The euphoria captured in images of Kurdish fighters spinning doughnuts in their armored vehicles quickly dissipated as they grappled with the difficult tasks of securing the ravaged city, clearing rubble, restoring essential services and preventing attacks by Islamic State sleeper cells.

"The job we are doing now is much harder than liberating the city," said a Kurdish commander who goes by the nom de guerre Klara Raqqa. "We are so busy defusing mines, clearing streets, talking to civilians."

The commander grew up in this city, whose name she made her own, and her joy at seeing it freed from Islamic State's grip was tempered by sadness at the cost.

"All these places were full of people," she said, standing in an empty traffic circle, at the foot of a clock tower where the militants had carried out public beheadings and floggings. "And now it is destroyed."

Heading down what once was a busy shopping street, she passed block after block of ruined buildings, their facades blown open and contents disgorged onto the pavement. Across from a small park littered with debris, the blackened body of an Islamic State fighter lay splayed in the street near a child's tricycle. Not a single restaurant, shop or apartment appeared unscathed.

An explosion sounded in the distance, one of several bombs detonated by disposal teams that morning. Experts say they have never seen a place so infested with remnants of war.

"ISIS has just salted the earth down there with all sorts of very sophisticated and deadly improvised explosive devices," said H. Murphey McCloy, an ordnance disposal expert on a State Department-led team providing assistance to the civilian council.

Many are now buried under rubble, making them even more difficult to spot.

The Syrian forces in charge of Raqqa have declared most of it off-limits to civilians for at least three months. But after a protest by displaced residents from the eastern neighborhood of Mishlib turned violent in October, some families were allowed to move back there.

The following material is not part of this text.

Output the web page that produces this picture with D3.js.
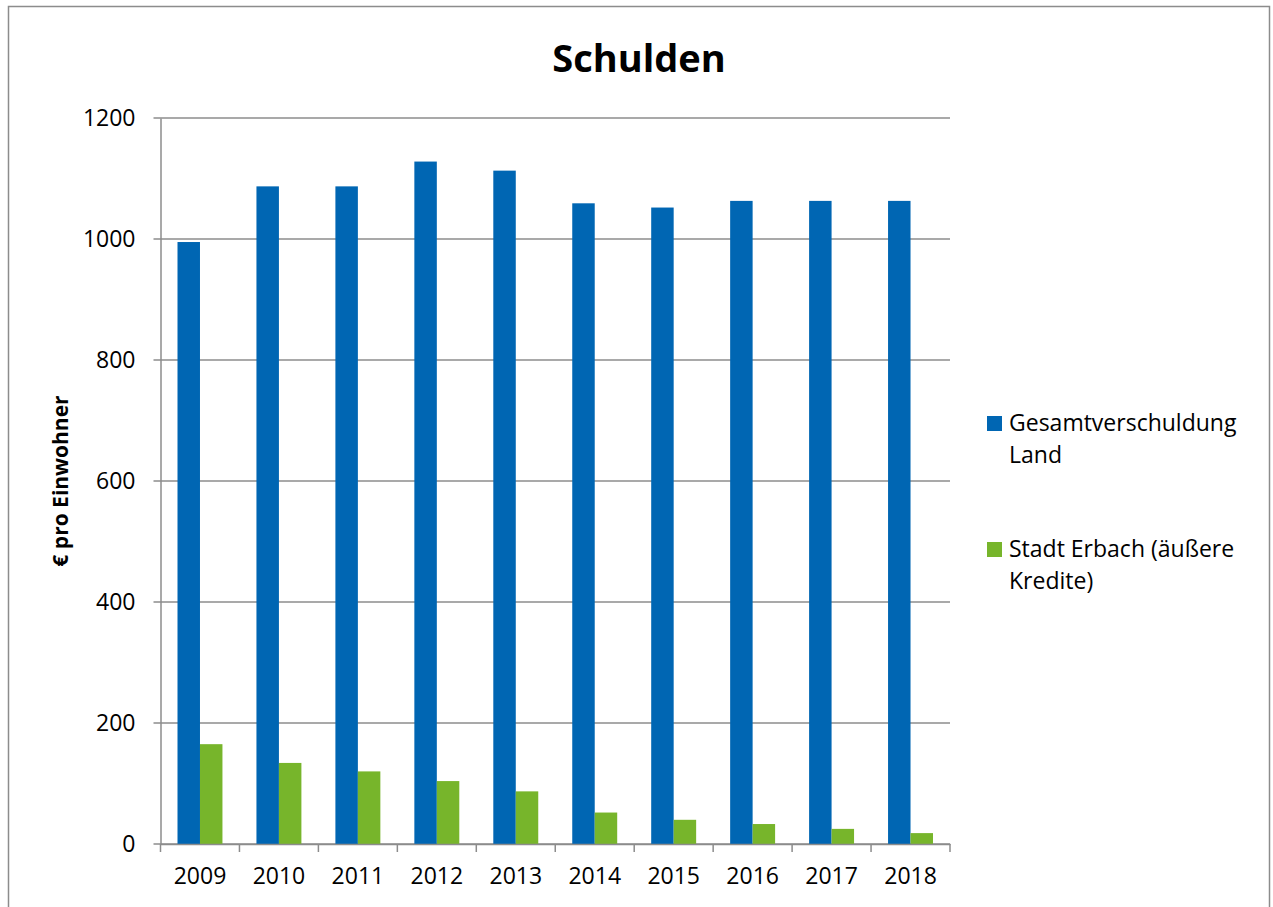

Bomb disposal teams were diverted to the neighborhood from other parts of the city, but many explosive devices remain hidden in houses, gardens and streets. The aid group Doctors Without Borders said it treated 49 people there for blast injuries over 10 days in late November.

Despite the risks, the United Nations estimates more than 5,000 people have returned to Mishlib. Watha Haider, who lived in the area with her husband and four children, is not among them.

"The house I was in was destroyed, so we can't go back," she said, crouching over a hot plate to prepare dinner for the family at an overflowing camp in Ain Issa, about 30 miles north of Raqqa.

Haider and her family can't afford to rebuild. What little savings they had they used to buy a motorcycle to flee the city when it was under bombardment. So like thousands of others, they are stuck in a tent at Ain Issa for the winter.

"It's very cold," she said. "We are six people in the tent, and we only have three blankets and two mattresses."

Others prefer to take their chances in the ruined city.

Ahmed Hamid, a shopkeeper from the western neighborhood of Daraya, stood recently among a cluster of angry men stopped at a checkpoint outside Raqqa. He had heard that his area wasn't as badly damaged as others and wanted to move back.

"If there is a mine inside my house, fine, I will die," he said. "It is better than living in a tent."